--- START Data shown ---
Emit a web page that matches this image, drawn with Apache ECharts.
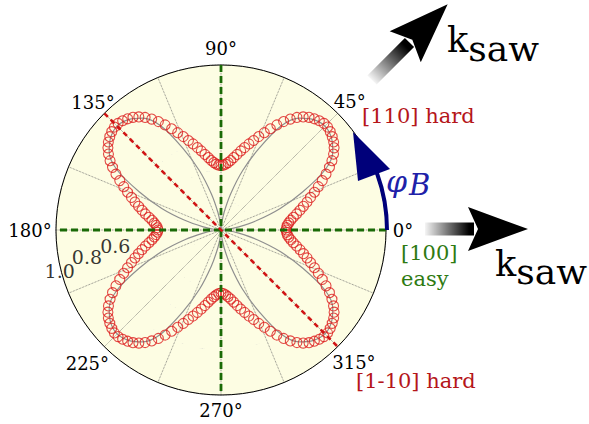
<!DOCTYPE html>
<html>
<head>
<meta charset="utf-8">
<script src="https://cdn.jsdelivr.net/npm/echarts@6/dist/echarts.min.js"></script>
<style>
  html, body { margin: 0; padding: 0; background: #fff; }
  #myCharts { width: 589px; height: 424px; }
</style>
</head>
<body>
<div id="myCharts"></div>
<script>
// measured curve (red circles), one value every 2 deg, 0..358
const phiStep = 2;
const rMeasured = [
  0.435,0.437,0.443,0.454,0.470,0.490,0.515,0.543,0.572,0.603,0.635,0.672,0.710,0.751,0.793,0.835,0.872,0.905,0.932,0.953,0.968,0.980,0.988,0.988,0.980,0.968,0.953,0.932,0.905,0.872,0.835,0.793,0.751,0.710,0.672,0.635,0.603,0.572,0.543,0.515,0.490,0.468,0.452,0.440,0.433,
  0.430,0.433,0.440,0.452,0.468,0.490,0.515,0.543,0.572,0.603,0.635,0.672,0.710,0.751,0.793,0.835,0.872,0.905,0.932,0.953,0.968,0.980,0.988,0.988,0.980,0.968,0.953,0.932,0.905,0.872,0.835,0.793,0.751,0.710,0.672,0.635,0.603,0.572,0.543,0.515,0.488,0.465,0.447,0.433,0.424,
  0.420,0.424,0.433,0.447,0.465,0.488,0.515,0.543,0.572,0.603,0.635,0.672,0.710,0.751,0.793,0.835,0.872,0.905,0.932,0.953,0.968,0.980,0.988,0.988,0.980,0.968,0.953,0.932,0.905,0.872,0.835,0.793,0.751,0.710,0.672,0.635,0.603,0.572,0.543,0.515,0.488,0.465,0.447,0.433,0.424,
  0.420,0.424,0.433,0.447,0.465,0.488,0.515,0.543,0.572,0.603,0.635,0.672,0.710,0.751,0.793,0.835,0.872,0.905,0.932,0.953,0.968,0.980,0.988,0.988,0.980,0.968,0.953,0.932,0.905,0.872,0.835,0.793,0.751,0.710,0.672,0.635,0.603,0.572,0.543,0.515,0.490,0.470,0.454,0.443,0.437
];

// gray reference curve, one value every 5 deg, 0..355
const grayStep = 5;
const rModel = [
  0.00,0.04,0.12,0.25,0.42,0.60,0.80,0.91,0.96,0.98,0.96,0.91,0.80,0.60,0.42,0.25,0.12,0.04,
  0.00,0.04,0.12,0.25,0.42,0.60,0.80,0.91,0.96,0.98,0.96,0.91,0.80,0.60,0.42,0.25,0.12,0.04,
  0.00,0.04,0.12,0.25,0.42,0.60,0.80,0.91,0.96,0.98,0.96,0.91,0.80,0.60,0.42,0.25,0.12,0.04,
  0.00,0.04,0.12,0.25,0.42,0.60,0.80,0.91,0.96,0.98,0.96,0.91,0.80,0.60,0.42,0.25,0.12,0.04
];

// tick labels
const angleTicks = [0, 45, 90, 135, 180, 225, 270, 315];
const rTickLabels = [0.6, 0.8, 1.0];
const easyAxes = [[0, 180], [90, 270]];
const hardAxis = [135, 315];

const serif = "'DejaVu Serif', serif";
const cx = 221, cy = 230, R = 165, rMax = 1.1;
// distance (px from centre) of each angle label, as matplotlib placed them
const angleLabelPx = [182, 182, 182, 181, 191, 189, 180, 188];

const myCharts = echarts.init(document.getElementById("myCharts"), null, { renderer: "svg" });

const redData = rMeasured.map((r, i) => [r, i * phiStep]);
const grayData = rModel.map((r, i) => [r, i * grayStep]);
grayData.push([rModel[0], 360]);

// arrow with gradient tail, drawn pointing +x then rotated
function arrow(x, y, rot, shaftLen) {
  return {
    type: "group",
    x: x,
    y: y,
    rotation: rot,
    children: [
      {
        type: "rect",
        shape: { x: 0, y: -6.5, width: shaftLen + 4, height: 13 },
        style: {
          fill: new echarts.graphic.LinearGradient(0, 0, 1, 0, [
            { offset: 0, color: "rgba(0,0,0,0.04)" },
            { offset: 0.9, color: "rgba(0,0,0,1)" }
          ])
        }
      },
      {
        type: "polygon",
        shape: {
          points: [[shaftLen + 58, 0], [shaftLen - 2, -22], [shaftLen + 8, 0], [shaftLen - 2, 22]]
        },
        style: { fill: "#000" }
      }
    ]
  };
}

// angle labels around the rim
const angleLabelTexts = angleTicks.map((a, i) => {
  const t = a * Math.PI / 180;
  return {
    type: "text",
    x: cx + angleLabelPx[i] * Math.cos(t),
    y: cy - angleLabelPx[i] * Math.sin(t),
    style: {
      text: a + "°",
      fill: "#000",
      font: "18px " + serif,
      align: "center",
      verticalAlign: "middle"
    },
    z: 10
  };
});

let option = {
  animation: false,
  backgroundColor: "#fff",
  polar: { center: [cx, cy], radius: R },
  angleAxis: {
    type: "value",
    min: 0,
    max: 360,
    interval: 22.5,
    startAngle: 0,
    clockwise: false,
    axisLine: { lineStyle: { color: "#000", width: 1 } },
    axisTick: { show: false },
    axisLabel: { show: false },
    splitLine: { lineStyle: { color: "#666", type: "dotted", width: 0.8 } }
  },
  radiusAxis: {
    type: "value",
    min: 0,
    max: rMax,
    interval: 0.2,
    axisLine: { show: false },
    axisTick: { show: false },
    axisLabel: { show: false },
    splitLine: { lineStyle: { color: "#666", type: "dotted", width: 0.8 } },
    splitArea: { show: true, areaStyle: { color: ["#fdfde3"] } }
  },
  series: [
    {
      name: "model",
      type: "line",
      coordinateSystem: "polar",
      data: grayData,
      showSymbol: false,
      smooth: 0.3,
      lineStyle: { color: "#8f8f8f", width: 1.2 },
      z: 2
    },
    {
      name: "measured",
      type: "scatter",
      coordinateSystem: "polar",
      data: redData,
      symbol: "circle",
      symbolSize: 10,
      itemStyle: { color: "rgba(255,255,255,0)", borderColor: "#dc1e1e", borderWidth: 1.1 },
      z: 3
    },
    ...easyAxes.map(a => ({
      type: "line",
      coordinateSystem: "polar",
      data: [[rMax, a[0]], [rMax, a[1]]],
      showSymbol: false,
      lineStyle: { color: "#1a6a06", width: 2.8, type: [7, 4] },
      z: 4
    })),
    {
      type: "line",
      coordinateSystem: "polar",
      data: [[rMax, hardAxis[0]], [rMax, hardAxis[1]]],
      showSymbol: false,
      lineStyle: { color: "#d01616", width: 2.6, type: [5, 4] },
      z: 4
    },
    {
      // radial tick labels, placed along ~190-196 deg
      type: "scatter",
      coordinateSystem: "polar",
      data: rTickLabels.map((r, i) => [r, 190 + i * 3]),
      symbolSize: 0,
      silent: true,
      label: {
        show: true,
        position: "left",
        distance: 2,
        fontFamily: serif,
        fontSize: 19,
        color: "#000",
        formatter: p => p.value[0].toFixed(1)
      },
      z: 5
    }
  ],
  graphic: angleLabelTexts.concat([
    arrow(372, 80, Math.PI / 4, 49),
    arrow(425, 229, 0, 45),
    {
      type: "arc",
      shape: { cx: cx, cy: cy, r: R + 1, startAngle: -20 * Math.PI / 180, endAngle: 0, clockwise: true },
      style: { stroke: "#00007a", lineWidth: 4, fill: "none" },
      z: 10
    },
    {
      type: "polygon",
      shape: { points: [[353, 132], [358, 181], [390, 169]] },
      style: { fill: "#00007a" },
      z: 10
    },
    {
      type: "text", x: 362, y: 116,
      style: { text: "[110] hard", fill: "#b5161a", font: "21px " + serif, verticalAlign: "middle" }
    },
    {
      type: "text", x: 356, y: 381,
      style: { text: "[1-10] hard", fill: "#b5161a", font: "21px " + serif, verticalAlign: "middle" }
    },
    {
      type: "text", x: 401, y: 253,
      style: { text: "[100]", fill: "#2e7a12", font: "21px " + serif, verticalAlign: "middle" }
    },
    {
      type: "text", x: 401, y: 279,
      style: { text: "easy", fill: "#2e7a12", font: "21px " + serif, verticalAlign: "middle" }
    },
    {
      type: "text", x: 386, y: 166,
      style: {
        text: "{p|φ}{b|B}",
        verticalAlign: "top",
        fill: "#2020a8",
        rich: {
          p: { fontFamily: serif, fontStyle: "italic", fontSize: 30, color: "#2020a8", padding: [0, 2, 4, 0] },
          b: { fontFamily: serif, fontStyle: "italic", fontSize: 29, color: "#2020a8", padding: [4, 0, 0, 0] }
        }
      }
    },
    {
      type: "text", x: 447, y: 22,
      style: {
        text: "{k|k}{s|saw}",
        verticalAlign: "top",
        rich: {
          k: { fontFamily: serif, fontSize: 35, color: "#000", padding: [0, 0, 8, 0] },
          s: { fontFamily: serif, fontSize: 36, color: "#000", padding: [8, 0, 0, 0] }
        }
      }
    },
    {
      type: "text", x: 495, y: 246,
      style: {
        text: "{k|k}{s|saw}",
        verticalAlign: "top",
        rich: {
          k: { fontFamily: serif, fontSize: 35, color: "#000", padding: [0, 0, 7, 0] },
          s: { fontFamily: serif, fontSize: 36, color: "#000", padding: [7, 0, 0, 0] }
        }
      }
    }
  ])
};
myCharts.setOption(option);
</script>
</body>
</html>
--- END Data shown ---
• _What you should do_
Identify lines with the string "drawn". Copy each one.

• _Finished task_
Emit a web page that matches this image, drawn with Apache ECharts.
// arrow with gradient tail, drawn pointing +x then rotated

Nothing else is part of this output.